Skip all pictures, then copy the lines from the start of the data through the line with "import * as", keeping both ends.
## Start
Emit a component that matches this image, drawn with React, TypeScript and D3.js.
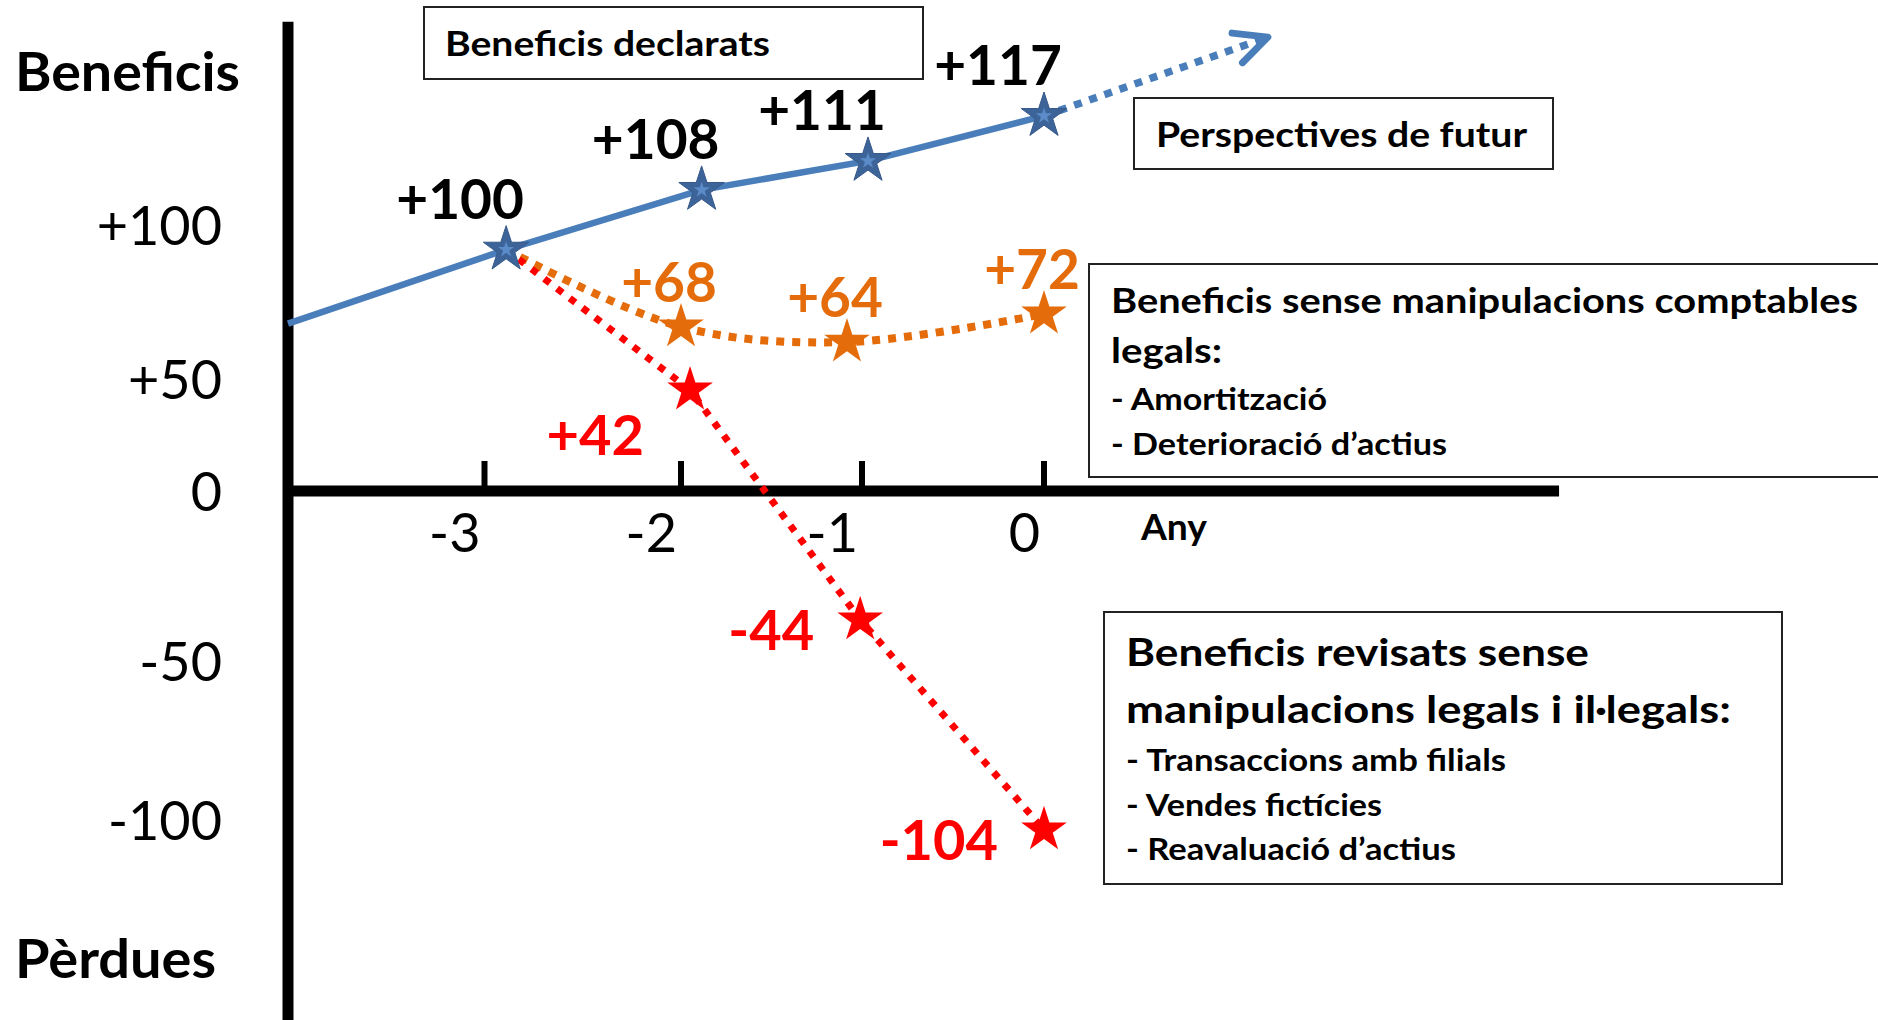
import React from "react";
import * as d3 from "d3";

// ---------- data ----------
const xTickYears = [-3, -2, -1, 0];
const xTickLabels = ["-3", "-2", "-1", "0"];
const yTickValues = [100, 50, 0, -50, -100];
const yTickLabels = ["+100", "+50", "0", "-50", "-100"];

// Declared profits (blue): line start at the axis, then starred years
const declaredStartYear = -4;
const declaredStartLevel = 68;
const declaredYears = [-2.89, -1.886, -0.967, 0];
const declaredLevels = [92, 111.4, 120.8, 135.4];
const declaredValues = [100, 108, 111, 117];

// Future prospects (blue dotted arrow)
const futureYear = 1.23;
const futureLevel = 161;

// Profits without legal accounting manipulation (orange)
const legalYears = [-2.0, -1.083, 0];
const legalLevels = [66.9, 62, 71.1];
const legalValues = [68, 64, 72];

// Revised profits without legal and illegal manipulation (red)
const revisedYears = [-1.95, -1.01, 0];
const revisedLevels = [45.1, -37.9, -103.1];
const revisedValues = [42, -44, -104];

// ---------- layout ----------
const W = 1878;
const H = 1020;
const FONT = "Lato, 'Open Sans', sans-serif";
const BLUE = "#4a7ebb";
const BLUE_STAR = "#3d6499";
const BLUE_STAR_IN = "#5b8bc8";
const ORANGE = "#e46c0a";
const RED = "#ff0000";

const x = d3.scaleLinear().domain([-3, -2, -1, 0]).range([484.5, 681, 862, 1044]);
const y = d3.scaleLinear().domain([-100, -50, 0, 50, 100]).range([820, 661, 491, 379, 225]);

const fmt = (v: number) => (v > 0 ? "+" + v : String(v));

const starPath = d3.symbol().type(d3.symbolStar).size(646)() as string;
const starInner = d3.symbol().type(d3.symbolStar).size(80)() as string;

type Pt = [number, number];
const lineLin = d3
  .line<Pt>()
  .x((d) => x(d[0]))
  .y((d) => y(d[1]));
const lineSmooth = d3
  .line<Pt>()
  .x((d) => x(d[0]))
  .y((d) => y(d[1]))
  .curve(d3.curveCatmullRom.alpha(0.5));

function Box({
  x0, y0, x1, y1, lines,
}: {
  x0: number; y0: number; x1: number; y1: number;
  lines: { t: string; tx: number; by: number; fs: number; len: number }[];
}) {
  return (
    <g>
      <rect x={x0} y={y0} width={x1 - x0} height={y1 - y0} fill="#fff" stroke="#222" strokeWidth={2} />
      {lines.map((l, i) => (
        <text key={i} x={l.tx} y={l.by} fontSize={l.fs} fontWeight="bold" fontFamily={FONT}
          textLength={l.len} lengthAdjust="spacingAndGlyphs" fill="#000">
          {l.t}
        </text>
      ))}
    </g>
  );
}

export default function App() {
  const first: Pt = [declaredYears[0], declaredLevels[0]];
  const bluePts: Pt[] = [[declaredStartYear, declaredStartLevel] as Pt].concat(
    declaredYears.map((yr, i) => [yr, declaredLevels[i]] as Pt)
  );
  const orangePts: Pt[] = [first].concat(legalYears.map((yr, i) => [yr, legalLevels[i]] as Pt));
  const redPts: Pt[] = [first].concat(revisedYears.map((yr, i) => [yr, revisedLevels[i]] as Pt));

  const lastBlue: Pt = [declaredYears[3], declaredLevels[3]];
  const bx = x(lastBlue[0]);
  const by = y(lastBlue[1]);
  const tx = x(futureYear);
  const ty = y(futureLevel);
  const ang = Math.atan2(ty - by, tx - bx);
  const armLen = 36;
  const armA = 0.45;
  const a1 = [tx + armLen * Math.cos(ang + Math.PI - armA), ty + armLen * Math.sin(ang + Math.PI - armA)];
  const a2 = [tx + armLen * Math.cos(ang + Math.PI + armA), ty + armLen * Math.sin(ang + Math.PI + armA)];

  const axisX = x(-4);
  const axisY = y(0);

  return (
    <svg width={W} height={H} style={{ position: "absolute", left: 0, top: 0, background: "#fff" }}
      fontFamily={FONT}>
      <rect x={0} y={0} width={W} height={H} fill="#fff" />

      {/* axes */}
      <line x1={axisX} x2={axisX} y1={y(166)} y2={H} stroke="#000" strokeWidth={11} />
      <line x1={axisX - 5} x2={x(2.83)} y1={axisY} y2={axisY} stroke="#000" strokeWidth={11} />
      {xTickYears.map((t) => (
        <line key={t} x1={x(t)} x2={x(t)} y1={axisY - 30} y2={axisY} stroke="#000" strokeWidth={6} />
      ))}
      {xTickYears.map((t, i) => (
        <text key={"xl" + t} x={x(t) - 4} y={552} fontSize={54} textAnchor="end" fill="#000">
          {xTickLabels[i]}
        </text>
      ))}
      <text x={1141} y={540} fontSize={36} fontWeight="bold" textLength={66} lengthAdjust="spacingAndGlyphs">Any</text>
      {yTickValues.map((v, i) => (
        <text key={"yl" + v} x={222} y={y(v) + 20} fontSize={54} textAnchor="end" fill="#000">
          {yTickLabels[i]}
        </text>
      ))}
      <text x={15} y={91} fontSize={53} fontWeight="bold" textLength={225} lengthAdjust="spacingAndGlyphs">Beneficis</text>
      <text x={15} y={978} fontSize={53} fontWeight="bold" textLength={201} lengthAdjust="spacingAndGlyphs">Pèrdues</text>

      {/* series lines */}
      <path d={lineSmooth(orangePts) || ""} fill="none" stroke={ORANGE} strokeWidth={8} strokeDasharray="8 8" />
      <path d={lineLin(redPts) || ""} fill="none" stroke={RED} strokeWidth={7} strokeDasharray="7 9" />
      <path d={lineLin(bluePts) || ""} fill="none" stroke={BLUE} strokeWidth={6.5} />
      <line x1={bx} y1={by} x2={tx} y2={ty} stroke={BLUE} strokeWidth={7.5} strokeDasharray="8 8" />
      <polyline points={`${a1[0]},${a1[1]} ${tx},${ty} ${a2[0]},${a2[1]}`} fill="none" stroke={BLUE}
        strokeWidth={7} strokeLinecap="round" strokeLinejoin="round" />

      {/* stars */}
      {legalYears.map((yr, i) => (
        <path key={"os" + i} d={starPath} transform={`translate(${x(yr)},${y(legalLevels[i])})`} fill={ORANGE} />
      ))}
      {revisedYears.map((yr, i) => (
        <path key={"rs" + i} d={starPath} transform={`translate(${x(yr)},${y(revisedLevels[i])})`} fill={RED} />
      ))}
      {declaredYears.map((yr, i) => (
        <g key={"bs" + i} transform={`translate(${x(yr)},${y(declaredLevels[i])})`}>
          <path d={starPath} fill={BLUE_STAR} stroke="#36598a" strokeWidth={1} />
          <path d={starInner} fill={BLUE_STAR_IN} />
        </g>
      ))}

      {/* value labels */}
      {declaredYears.map((yr, i) => (
        <text key={"bl" + i} x={x(yr) - 46} y={y(declaredLevels[i]) - 31} fontSize={55} fontWeight="bold"
          textAnchor="middle" fill="#000">
          {fmt(declaredValues[i])}
        </text>
      ))}
      {legalYears.map((yr, i) => (
        <text key={"ol" + i} x={x(yr) - 12} y={y(legalLevels[i]) - 25} fontSize={55} fontWeight="bold"
          textAnchor="middle" fill={ORANGE}>
          {fmt(legalValues[i])}
        </text>
      ))}
      {revisedYears.map((yr, i) => (
        <text key={"rl" + i} x={x(yr) - 46} y={y(revisedLevels[i]) + (revisedValues[i] > 0 ? 65 : 30)}
          fontSize={56} fontWeight="bold" textAnchor="end" fill={RED}>
          {fmt(revisedValues[i])}
        </text>
      ))}

      {/* annotation boxes */}
      <Box x0={424} y0={7} x1={923} y1={79}
        lines={[{ t: "Beneficis declarats", tx: 445, by: 56, fs: 34, len: 325 }]} />
      <Box x0={1134} y0={98} x1={1553} y1={169}
        lines={[{ t: "Perspectives de futur", tx: 1156, by: 147, fs: 35, len: 371 }]} />
      <Box x0={1089} y0={264} x1={1890} y1={477}
        lines={[
          { t: "Beneficis sense manipulacions comptables", tx: 1111, by: 313, fs: 35, len: 747 },
          { t: "legals:", tx: 1111, by: 363, fs: 35, len: 111 },
          { t: "- Amortització", tx: 1111, by: 410, fs: 31, len: 216 },
          { t: "- Deterioració d’actius", tx: 1111, by: 455, fs: 31, len: 336 },
        ]} />
      <Box x0={1104} y0={612} x1={1782} y1={884}
        lines={[
          { t: "Beneficis revisats sense", tx: 1126, by: 666, fs: 38.5, len: 463 },
          { t: "manipulacions legals i il·legals:", tx: 1126, by: 723, fs: 38.5, len: 605 },
          { t: "- Transaccions amb filials", tx: 1126, by: 771, fs: 31, len: 380 },
          { t: "- Vendes fictícies", tx: 1126, by: 816, fs: 31, len: 256 },
          { t: "- Reavaluació d’actius", tx: 1126, by: 860, fs: 31, len: 330 },
        ]} />
    </svg>
  );
}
## End
TASK ANSWER:
Emit a component that matches this image, drawn with React, TypeScript and D3.js.
import React from "react";
import * as d3 from "d3";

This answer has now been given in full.